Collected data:
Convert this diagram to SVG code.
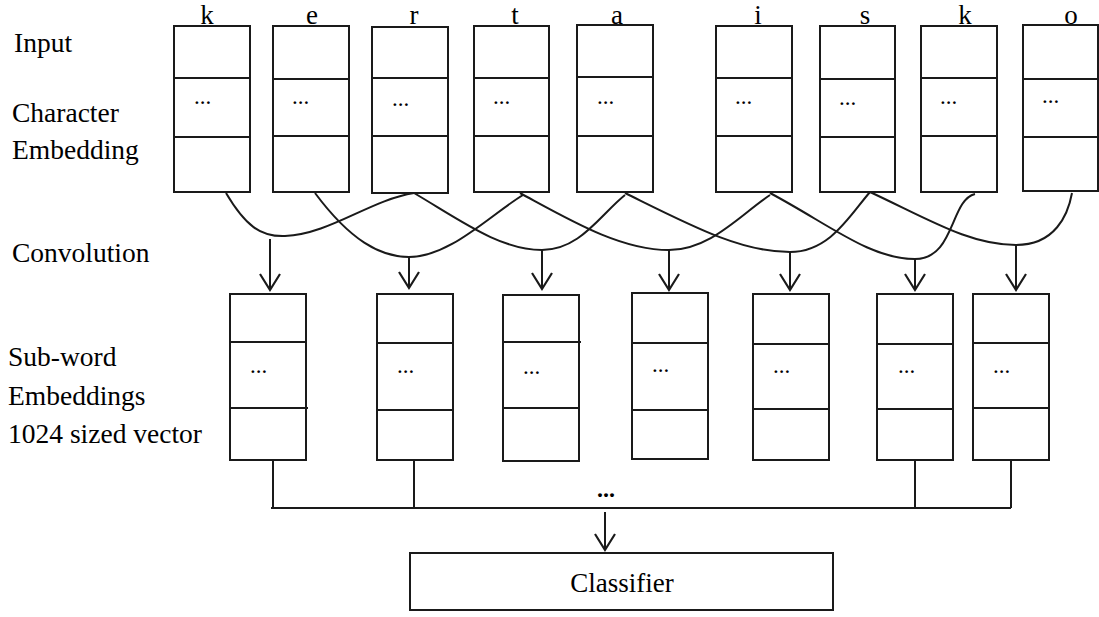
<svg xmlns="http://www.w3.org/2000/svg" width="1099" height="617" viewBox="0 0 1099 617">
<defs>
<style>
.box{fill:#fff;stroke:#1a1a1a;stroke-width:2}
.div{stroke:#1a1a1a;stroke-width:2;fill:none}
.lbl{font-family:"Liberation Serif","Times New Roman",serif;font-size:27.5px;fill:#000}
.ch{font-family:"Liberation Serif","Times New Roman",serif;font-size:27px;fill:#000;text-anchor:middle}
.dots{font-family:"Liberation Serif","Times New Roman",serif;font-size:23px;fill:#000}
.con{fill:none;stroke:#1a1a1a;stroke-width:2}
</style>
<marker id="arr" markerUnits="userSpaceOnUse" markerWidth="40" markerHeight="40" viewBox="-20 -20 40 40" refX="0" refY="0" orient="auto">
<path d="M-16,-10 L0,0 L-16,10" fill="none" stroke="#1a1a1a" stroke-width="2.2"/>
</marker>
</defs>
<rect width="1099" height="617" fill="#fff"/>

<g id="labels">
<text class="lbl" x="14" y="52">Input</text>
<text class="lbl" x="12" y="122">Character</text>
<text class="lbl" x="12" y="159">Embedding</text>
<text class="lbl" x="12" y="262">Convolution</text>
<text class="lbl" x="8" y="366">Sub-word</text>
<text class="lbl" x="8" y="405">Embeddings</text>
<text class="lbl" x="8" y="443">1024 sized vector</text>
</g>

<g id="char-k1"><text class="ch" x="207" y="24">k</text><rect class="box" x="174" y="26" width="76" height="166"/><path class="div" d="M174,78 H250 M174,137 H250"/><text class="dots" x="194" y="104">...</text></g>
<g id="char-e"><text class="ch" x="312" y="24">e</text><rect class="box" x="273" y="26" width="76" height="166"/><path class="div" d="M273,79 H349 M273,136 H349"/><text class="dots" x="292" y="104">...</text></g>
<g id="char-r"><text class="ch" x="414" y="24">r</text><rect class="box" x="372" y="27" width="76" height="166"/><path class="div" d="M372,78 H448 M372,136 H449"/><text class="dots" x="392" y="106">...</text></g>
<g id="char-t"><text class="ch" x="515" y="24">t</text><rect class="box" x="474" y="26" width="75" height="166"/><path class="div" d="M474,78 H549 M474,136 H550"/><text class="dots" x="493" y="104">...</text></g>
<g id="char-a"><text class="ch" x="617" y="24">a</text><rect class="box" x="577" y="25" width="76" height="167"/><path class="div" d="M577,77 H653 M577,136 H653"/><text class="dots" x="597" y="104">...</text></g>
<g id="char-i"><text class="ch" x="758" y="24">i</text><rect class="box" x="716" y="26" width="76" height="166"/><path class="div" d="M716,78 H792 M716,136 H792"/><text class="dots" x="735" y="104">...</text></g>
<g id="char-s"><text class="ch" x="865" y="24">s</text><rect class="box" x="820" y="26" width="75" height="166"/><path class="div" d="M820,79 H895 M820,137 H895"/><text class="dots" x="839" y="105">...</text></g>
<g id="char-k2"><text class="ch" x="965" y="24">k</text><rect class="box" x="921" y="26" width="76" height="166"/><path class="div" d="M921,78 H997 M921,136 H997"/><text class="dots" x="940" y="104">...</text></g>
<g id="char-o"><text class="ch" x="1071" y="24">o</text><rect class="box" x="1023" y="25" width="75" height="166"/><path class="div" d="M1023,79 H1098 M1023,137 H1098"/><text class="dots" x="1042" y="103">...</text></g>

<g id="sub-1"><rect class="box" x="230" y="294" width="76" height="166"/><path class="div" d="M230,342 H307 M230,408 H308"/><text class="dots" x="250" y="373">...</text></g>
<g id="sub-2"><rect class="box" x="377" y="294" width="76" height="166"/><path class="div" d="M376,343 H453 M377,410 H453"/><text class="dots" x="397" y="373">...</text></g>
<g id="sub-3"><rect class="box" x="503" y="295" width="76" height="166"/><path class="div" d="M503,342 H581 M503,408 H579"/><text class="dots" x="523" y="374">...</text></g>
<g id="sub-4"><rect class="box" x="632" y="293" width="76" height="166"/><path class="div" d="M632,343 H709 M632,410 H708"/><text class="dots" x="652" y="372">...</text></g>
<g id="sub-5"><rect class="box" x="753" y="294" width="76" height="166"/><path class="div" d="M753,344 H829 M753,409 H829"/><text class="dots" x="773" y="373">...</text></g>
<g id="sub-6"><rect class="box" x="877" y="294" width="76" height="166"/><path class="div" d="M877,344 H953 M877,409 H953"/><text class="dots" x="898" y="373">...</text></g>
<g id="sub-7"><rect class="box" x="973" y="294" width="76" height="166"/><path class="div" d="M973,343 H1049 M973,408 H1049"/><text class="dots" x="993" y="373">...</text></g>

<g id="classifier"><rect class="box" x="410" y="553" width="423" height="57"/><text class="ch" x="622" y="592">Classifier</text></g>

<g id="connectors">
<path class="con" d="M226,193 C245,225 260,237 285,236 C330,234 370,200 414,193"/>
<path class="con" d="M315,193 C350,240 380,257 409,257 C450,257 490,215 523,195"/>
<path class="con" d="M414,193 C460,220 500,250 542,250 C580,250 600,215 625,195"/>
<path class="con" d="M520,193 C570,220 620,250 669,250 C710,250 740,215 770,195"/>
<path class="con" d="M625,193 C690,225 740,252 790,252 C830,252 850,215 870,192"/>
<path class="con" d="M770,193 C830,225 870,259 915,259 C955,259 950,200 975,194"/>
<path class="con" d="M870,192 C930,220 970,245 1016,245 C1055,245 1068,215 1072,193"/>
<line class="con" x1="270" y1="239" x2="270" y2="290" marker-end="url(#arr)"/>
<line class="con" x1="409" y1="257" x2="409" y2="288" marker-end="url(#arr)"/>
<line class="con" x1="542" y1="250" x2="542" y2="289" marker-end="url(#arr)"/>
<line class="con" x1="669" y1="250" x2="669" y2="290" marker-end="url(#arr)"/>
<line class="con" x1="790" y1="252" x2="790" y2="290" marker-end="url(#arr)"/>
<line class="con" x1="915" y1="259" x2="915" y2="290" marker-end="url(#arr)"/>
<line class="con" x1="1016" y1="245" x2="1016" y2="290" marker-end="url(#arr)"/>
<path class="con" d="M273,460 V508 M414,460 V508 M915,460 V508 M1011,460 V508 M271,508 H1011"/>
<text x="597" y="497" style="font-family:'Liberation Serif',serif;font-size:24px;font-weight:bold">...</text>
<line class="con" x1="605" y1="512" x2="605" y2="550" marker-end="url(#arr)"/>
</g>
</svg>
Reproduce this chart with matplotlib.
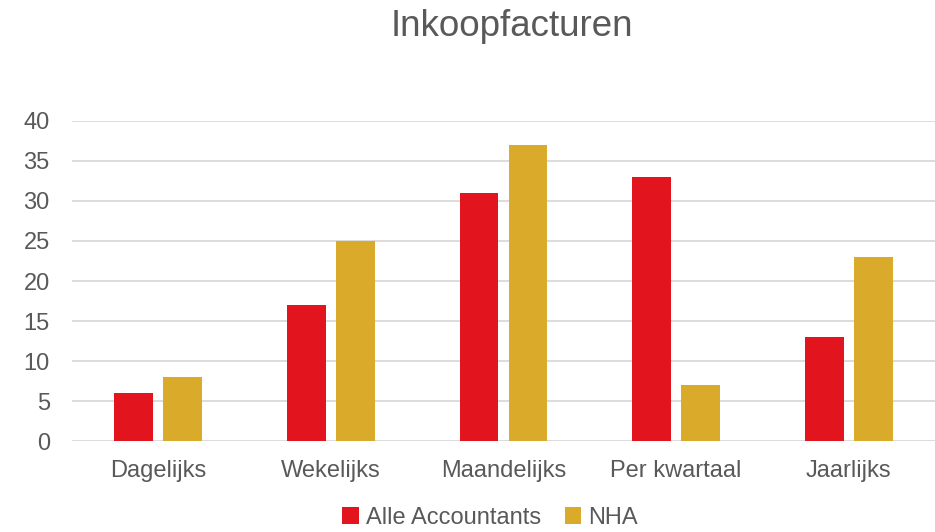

Direction: Write the entries above out again exactly, but not the pictures.

Answer:
Convert this diagram to SVG code.
<svg xmlns="http://www.w3.org/2000/svg" width="1099" height="617" viewBox="0 0 1099 617">
<defs>
<style>
.box{fill:#fff;stroke:#1a1a1a;stroke-width:2}
.div{stroke:#1a1a1a;stroke-width:2;fill:none}
.lbl{font-family:"Liberation Serif","Times New Roman",serif;font-size:27.5px;fill:#000}
.ch{font-family:"Liberation Serif","Times New Roman",serif;font-size:27px;fill:#000;text-anchor:middle}
.dots{font-family:"Liberation Serif","Times New Roman",serif;font-size:23px;fill:#000}
.con{fill:none;stroke:#1a1a1a;stroke-width:2}
</style>
<marker id="arr" markerUnits="userSpaceOnUse" markerWidth="40" markerHeight="40" viewBox="-20 -20 40 40" refX="0" refY="0" orient="auto">
<path d="M-16,-10 L0,0 L-16,10" fill="none" stroke="#1a1a1a" stroke-width="2.2"/>
</marker>
</defs>
<rect width="1099" height="617" fill="#fff"/>

<g id="labels">
<text class="lbl" x="14" y="52">Input</text>
<text class="lbl" x="12" y="122">Character</text>
<text class="lbl" x="12" y="159">Embedding</text>
<text class="lbl" x="12" y="262">Convolution</text>
<text class="lbl" x="8" y="366">Sub-word</text>
<text class="lbl" x="8" y="405">Embeddings</text>
<text class="lbl" x="8" y="443">1024 sized vector</text>
</g>

<g id="char-k1"><text class="ch" x="207" y="24">k</text><rect class="box" x="174" y="26" width="76" height="166"/><path class="div" d="M174,78 H250 M174,137 H250"/><text class="dots" x="194" y="104">...</text></g>
<g id="char-e"><text class="ch" x="312" y="24">e</text><rect class="box" x="273" y="26" width="76" height="166"/><path class="div" d="M273,79 H349 M273,136 H349"/><text class="dots" x="292" y="104">...</text></g>
<g id="char-r"><text class="ch" x="414" y="24">r</text><rect class="box" x="372" y="27" width="76" height="166"/><path class="div" d="M372,78 H448 M372,136 H449"/><text class="dots" x="392" y="106">...</text></g>
<g id="char-t"><text class="ch" x="515" y="24">t</text><rect class="box" x="474" y="26" width="75" height="166"/><path class="div" d="M474,78 H549 M474,136 H550"/><text class="dots" x="493" y="104">...</text></g>
<g id="char-a"><text class="ch" x="617" y="24">a</text><rect class="box" x="577" y="25" width="76" height="167"/><path class="div" d="M577,77 H653 M577,136 H653"/><text class="dots" x="597" y="104">...</text></g>
<g id="char-i"><text class="ch" x="758" y="24">i</text><rect class="box" x="716" y="26" width="76" height="166"/><path class="div" d="M716,78 H792 M716,136 H792"/><text class="dots" x="735" y="104">...</text></g>
<g id="char-s"><text class="ch" x="865" y="24">s</text><rect class="box" x="820" y="26" width="75" height="166"/><path class="div" d="M820,79 H895 M820,137 H895"/><text class="dots" x="839" y="105">...</text></g>
<g id="char-k2"><text class="ch" x="965" y="24">k</text><rect class="box" x="921" y="26" width="76" height="166"/><path class="div" d="M921,78 H997 M921,136 H997"/><text class="dots" x="940" y="104">...</text></g>
<g id="char-o"><text class="ch" x="1071" y="24">o</text><rect class="box" x="1023" y="25" width="75" height="166"/><path class="div" d="M1023,79 H1098 M1023,137 H1098"/><text class="dots" x="1042" y="103">...</text></g>

<g id="sub-1"><rect class="box" x="230" y="294" width="76" height="166"/><path class="div" d="M230,342 H307 M230,408 H308"/><text class="dots" x="250" y="373">...</text></g>
<g id="sub-2"><rect class="box" x="377" y="294" width="76" height="166"/><path class="div" d="M376,343 H453 M377,410 H453"/><text class="dots" x="397" y="373">...</text></g>
<g id="sub-3"><rect class="box" x="503" y="295" width="76" height="166"/><path class="div" d="M503,342 H581 M503,408 H579"/><text class="dots" x="523" y="374">...</text></g>
<g id="sub-4"><rect class="box" x="632" y="293" width="76" height="166"/><path class="div" d="M632,343 H709 M632,410 H708"/><text class="dots" x="652" y="372">...</text></g>
<g id="sub-5"><rect class="box" x="753" y="294" width="76" height="166"/><path class="div" d="M753,344 H829 M753,409 H829"/><text class="dots" x="773" y="373">...</text></g>
<g id="sub-6"><rect class="box" x="877" y="294" width="76" height="166"/><path class="div" d="M877,344 H953 M877,409 H953"/><text class="dots" x="898" y="373">...</text></g>
<g id="sub-7"><rect class="box" x="973" y="294" width="76" height="166"/><path class="div" d="M973,343 H1049 M973,408 H1049"/><text class="dots" x="993" y="373">...</text></g>

<g id="classifier"><rect class="box" x="410" y="553" width="423" height="57"/><text class="ch" x="622" y="592">Classifier</text></g>

<g id="connectors">
<path class="con" d="M226,193 C245,225 260,237 285,236 C330,234 370,200 414,193"/>
<path class="con" d="M315,193 C350,240 380,257 409,257 C450,257 490,215 523,195"/>
<path class="con" d="M414,193 C460,220 500,250 542,250 C580,250 600,215 625,195"/>
<path class="con" d="M520,193 C570,220 620,250 669,250 C710,250 740,215 770,195"/>
<path class="con" d="M625,193 C690,225 740,252 790,252 C830,252 850,215 870,192"/>
<path class="con" d="M770,193 C830,225 870,259 915,259 C955,259 950,200 975,194"/>
<path class="con" d="M870,192 C930,220 970,245 1016,245 C1055,245 1068,215 1072,193"/>
<line class="con" x1="270" y1="239" x2="270" y2="290" marker-end="url(#arr)"/>
<line class="con" x1="409" y1="257" x2="409" y2="288" marker-end="url(#arr)"/>
<line class="con" x1="542" y1="250" x2="542" y2="289" marker-end="url(#arr)"/>
<line class="con" x1="669" y1="250" x2="669" y2="290" marker-end="url(#arr)"/>
<line class="con" x1="790" y1="252" x2="790" y2="290" marker-end="url(#arr)"/>
<line class="con" x1="915" y1="259" x2="915" y2="290" marker-end="url(#arr)"/>
<line class="con" x1="1016" y1="245" x2="1016" y2="290" marker-end="url(#arr)"/>
<path class="con" d="M273,460 V508 M414,460 V508 M915,460 V508 M1011,460 V508 M271,508 H1011"/>
<text x="597" y="497" style="font-family:'Liberation Serif',serif;font-size:24px;font-weight:bold">...</text>
<line class="con" x1="605" y1="512" x2="605" y2="550" marker-end="url(#arr)"/>
</g>
</svg>
Reproduce this chart with matplotlib.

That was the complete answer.